═════ EXTRACTED ENTRIES

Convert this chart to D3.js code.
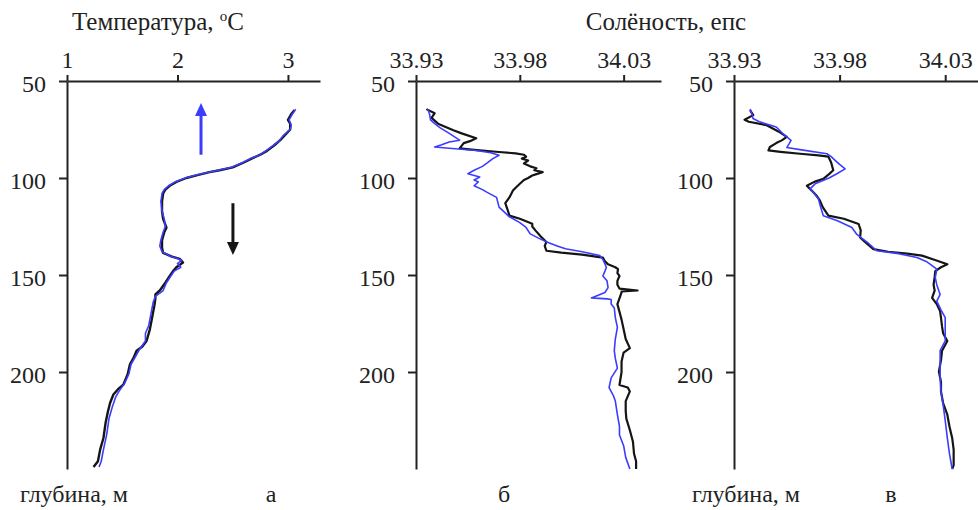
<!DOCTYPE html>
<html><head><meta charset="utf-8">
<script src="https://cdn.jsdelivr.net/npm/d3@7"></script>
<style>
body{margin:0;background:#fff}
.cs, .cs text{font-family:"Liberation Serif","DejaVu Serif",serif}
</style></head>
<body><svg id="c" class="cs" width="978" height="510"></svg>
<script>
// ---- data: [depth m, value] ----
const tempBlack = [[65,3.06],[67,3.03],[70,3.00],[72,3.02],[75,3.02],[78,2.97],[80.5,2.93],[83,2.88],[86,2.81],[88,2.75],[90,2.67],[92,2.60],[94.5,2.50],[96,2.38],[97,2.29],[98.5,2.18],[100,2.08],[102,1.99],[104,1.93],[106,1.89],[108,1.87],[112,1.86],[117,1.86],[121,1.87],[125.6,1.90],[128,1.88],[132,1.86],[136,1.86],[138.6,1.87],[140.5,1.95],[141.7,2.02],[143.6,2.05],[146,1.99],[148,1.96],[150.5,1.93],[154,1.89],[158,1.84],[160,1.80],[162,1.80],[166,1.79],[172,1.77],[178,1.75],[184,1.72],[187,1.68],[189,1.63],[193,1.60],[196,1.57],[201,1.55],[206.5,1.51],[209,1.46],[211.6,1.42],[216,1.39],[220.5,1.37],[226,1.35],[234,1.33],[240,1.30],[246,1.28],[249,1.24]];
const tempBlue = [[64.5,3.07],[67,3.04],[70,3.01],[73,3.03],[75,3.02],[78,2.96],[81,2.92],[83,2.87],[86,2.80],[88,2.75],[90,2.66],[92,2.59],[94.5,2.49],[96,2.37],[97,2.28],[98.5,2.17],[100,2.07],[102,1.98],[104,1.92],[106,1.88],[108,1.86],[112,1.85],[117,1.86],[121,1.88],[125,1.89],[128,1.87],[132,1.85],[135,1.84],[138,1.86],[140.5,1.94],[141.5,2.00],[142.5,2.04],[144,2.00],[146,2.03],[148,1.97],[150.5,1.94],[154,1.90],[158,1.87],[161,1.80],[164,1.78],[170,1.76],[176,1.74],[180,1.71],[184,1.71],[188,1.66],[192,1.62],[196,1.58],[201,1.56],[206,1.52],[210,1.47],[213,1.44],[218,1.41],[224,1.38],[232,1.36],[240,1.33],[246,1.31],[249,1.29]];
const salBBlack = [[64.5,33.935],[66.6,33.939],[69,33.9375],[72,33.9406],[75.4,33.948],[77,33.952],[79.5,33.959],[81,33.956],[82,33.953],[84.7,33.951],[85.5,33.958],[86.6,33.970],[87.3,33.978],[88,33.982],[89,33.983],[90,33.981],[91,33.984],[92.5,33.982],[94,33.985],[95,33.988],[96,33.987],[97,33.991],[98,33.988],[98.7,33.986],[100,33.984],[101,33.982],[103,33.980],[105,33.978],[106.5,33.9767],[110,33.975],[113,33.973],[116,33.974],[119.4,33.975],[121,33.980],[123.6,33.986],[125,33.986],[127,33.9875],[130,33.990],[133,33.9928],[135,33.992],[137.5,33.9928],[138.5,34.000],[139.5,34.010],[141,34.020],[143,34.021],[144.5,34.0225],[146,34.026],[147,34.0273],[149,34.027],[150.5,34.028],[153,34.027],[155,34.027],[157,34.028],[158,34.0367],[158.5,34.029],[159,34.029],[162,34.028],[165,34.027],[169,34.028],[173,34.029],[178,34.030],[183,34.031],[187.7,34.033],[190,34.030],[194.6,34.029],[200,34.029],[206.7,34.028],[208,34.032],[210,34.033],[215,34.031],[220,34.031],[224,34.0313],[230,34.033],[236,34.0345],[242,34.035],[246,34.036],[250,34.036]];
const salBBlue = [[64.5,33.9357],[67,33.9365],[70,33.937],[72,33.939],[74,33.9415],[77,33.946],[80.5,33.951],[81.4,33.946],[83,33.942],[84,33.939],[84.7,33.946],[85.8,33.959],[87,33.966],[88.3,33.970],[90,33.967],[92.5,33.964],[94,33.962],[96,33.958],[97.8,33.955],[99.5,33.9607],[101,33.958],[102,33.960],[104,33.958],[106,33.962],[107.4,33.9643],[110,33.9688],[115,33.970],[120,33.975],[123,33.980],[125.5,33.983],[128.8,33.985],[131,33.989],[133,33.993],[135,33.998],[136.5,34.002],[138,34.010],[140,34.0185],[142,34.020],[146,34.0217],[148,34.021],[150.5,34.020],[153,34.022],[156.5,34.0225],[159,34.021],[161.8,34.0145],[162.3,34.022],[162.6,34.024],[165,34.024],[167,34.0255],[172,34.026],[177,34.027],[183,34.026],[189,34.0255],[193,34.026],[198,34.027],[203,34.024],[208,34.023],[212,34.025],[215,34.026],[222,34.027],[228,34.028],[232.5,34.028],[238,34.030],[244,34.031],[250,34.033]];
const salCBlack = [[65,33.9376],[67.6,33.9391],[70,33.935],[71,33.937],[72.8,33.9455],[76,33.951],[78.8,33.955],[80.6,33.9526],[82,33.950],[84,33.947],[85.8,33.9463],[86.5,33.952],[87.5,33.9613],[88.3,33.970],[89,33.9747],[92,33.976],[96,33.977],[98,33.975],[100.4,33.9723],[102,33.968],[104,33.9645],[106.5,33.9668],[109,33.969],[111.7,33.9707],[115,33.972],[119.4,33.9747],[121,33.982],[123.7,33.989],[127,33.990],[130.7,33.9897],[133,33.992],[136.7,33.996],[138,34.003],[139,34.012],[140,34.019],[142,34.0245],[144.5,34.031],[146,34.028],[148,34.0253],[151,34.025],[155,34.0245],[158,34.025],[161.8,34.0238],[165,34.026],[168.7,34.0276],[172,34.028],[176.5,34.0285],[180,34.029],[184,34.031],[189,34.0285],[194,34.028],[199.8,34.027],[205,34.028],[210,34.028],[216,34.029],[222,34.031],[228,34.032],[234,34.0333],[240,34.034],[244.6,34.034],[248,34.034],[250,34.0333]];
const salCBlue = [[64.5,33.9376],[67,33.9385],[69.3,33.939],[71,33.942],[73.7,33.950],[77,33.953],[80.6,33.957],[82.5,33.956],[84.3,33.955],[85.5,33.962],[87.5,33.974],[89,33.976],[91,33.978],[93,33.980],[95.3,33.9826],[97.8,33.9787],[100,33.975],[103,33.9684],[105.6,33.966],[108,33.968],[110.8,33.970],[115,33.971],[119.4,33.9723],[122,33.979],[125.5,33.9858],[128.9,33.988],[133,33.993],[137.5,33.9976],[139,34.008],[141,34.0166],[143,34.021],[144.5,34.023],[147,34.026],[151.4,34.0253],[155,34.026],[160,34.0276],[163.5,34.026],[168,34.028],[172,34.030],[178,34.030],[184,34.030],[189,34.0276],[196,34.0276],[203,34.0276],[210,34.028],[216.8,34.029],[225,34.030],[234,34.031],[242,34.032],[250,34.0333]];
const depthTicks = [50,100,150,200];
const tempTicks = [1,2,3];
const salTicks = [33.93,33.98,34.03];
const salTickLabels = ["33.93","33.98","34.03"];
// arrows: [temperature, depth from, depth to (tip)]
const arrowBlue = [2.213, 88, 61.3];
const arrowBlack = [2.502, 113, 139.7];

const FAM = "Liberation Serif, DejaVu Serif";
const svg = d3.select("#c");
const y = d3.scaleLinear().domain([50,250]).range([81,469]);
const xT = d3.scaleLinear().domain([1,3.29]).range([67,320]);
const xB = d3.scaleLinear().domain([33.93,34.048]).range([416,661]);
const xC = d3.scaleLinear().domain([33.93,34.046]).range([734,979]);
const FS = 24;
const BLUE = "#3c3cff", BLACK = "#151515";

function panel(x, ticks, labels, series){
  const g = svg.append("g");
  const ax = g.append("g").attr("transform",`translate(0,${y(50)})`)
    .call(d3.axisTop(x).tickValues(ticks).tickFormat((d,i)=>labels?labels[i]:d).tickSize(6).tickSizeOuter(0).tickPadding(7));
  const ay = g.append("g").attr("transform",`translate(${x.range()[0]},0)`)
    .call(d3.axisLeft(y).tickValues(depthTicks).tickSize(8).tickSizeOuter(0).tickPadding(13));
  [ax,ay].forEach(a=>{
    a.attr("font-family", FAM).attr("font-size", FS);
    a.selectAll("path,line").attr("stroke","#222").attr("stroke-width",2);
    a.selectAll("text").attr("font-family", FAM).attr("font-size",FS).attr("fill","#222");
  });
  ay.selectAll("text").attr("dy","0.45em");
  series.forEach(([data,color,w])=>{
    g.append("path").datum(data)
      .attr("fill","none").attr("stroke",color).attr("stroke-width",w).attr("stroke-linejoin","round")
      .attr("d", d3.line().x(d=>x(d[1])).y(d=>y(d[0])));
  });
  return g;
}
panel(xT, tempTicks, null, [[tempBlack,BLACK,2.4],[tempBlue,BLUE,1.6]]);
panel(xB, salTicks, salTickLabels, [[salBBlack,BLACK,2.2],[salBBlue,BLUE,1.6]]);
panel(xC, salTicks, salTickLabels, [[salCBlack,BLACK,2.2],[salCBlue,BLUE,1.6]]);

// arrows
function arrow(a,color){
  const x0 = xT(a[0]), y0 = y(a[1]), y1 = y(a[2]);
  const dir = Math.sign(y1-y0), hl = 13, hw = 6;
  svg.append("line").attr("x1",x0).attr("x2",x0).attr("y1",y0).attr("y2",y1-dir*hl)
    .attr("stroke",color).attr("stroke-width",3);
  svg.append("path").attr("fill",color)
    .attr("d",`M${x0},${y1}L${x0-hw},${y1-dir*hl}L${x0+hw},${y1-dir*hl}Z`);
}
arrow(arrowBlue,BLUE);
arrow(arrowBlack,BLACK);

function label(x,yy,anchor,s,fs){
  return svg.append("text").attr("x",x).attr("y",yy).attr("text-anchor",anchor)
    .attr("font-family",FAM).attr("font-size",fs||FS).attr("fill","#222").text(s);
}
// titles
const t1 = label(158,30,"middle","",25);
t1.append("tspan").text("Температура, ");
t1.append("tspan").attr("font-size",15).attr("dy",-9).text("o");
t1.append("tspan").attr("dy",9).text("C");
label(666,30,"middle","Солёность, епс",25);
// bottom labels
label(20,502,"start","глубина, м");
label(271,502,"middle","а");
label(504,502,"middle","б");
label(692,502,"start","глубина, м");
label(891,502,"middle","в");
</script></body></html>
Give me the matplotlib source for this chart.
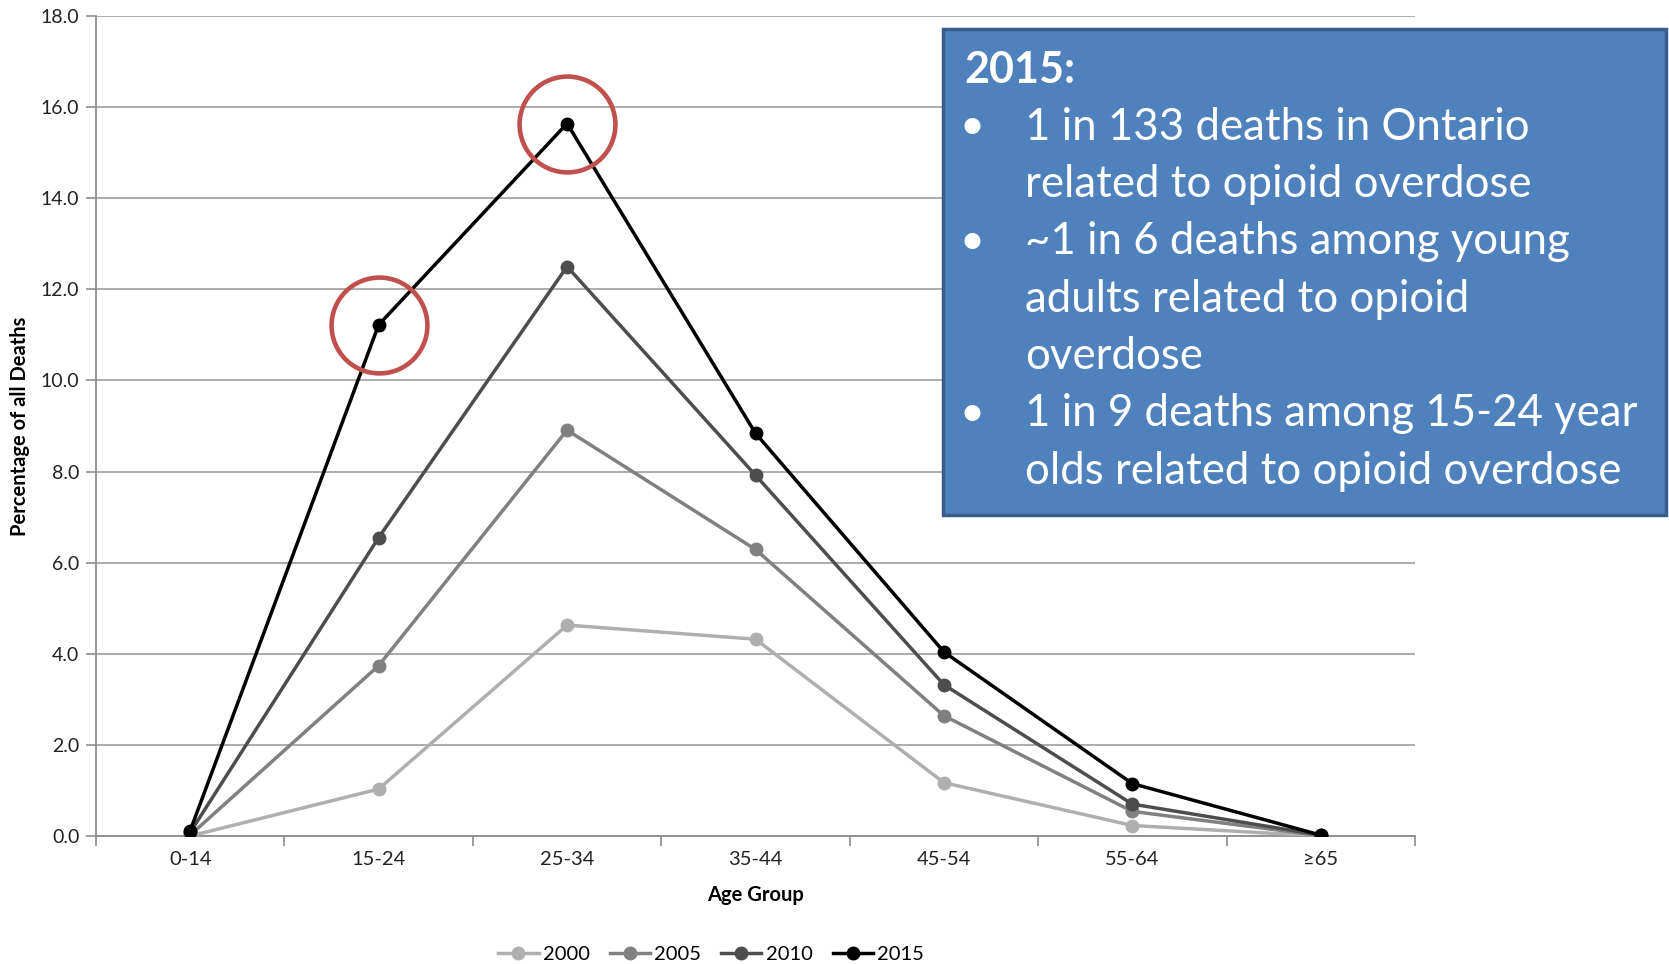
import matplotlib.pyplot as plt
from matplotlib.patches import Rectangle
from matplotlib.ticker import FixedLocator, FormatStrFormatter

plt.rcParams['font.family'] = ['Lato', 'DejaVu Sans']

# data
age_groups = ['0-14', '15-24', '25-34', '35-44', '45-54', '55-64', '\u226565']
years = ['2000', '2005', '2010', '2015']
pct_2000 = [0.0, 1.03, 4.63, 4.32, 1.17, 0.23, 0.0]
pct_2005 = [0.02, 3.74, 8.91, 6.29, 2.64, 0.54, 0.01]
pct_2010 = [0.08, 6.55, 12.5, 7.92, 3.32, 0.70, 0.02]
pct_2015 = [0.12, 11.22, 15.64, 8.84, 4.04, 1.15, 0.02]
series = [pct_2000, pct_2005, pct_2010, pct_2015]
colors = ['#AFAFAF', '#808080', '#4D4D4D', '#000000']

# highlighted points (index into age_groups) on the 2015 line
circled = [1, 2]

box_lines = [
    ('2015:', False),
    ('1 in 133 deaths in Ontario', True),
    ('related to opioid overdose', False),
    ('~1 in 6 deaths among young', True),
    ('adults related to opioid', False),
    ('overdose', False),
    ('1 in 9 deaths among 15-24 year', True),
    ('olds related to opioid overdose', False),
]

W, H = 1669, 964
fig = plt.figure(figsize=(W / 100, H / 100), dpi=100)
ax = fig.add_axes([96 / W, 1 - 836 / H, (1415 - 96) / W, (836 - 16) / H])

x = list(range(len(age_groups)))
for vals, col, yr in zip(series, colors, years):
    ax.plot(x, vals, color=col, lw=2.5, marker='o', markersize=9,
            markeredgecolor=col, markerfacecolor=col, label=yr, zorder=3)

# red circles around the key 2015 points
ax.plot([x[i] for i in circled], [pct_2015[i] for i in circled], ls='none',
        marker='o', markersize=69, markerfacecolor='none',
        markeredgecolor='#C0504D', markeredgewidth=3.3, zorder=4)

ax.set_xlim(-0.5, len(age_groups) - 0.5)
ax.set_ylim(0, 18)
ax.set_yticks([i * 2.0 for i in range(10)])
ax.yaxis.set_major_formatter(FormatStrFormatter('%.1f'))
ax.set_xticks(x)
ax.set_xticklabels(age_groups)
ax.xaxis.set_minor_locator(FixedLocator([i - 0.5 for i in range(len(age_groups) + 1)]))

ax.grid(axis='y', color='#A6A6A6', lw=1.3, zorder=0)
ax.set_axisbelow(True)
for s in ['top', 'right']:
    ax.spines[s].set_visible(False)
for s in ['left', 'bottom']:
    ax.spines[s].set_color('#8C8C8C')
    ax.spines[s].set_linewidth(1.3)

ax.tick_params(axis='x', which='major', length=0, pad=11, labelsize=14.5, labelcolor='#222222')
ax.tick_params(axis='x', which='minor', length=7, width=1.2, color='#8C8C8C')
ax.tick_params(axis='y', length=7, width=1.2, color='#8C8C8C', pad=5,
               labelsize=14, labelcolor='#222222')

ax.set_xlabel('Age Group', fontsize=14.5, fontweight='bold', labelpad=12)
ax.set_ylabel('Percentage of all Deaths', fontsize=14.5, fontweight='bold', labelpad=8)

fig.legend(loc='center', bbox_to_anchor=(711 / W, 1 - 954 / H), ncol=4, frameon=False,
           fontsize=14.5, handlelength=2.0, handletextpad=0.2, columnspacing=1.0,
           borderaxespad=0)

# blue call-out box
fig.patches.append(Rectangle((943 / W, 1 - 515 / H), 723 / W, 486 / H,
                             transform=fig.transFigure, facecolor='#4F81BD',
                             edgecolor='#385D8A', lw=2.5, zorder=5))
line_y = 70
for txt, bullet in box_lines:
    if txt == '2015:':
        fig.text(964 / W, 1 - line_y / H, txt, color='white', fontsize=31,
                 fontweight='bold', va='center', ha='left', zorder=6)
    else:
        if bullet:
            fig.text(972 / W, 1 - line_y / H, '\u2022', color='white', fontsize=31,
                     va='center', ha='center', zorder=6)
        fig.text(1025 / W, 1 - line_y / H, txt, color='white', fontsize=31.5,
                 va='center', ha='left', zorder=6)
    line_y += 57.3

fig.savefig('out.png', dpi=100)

══════════

* [TASK INSTRUCTIONS] Exactly reproduce the stretch that starts at the line containing "Give me the matplotlib source for this chart." and ends at the line containing "circled = [1, 2]", both ends included; leave any pictures out.

* [THE ANSWER]
Give me the matplotlib source for this chart.
import matplotlib.pyplot as plt
from matplotlib.patches import Rectangle
from matplotlib.ticker import FixedLocator, FormatStrFormatter

plt.rcParams['font.family'] = ['Lato', 'DejaVu Sans']

# data
age_groups = ['0-14', '15-24', '25-34', '35-44', '45-54', '55-64', '\u226565']
years = ['2000', '2005', '2010', '2015']
pct_2000 = [0.0, 1.03, 4.63, 4.32, 1.17, 0.23, 0.0]
pct_2005 = [0.02, 3.74, 8.91, 6.29, 2.64, 0.54, 0.01]
pct_2010 = [0.08, 6.55, 12.5, 7.92, 3.32, 0.70, 0.02]
pct_2015 = [0.12, 11.22, 15.64, 8.84, 4.04, 1.15, 0.02]
series = [pct_2000, pct_2005, pct_2010, pct_2015]
colors = ['#AFAFAF', '#808080', '#4D4D4D', '#000000']

# highlighted points (index into age_groups) on the 2015 line
circled = [1, 2]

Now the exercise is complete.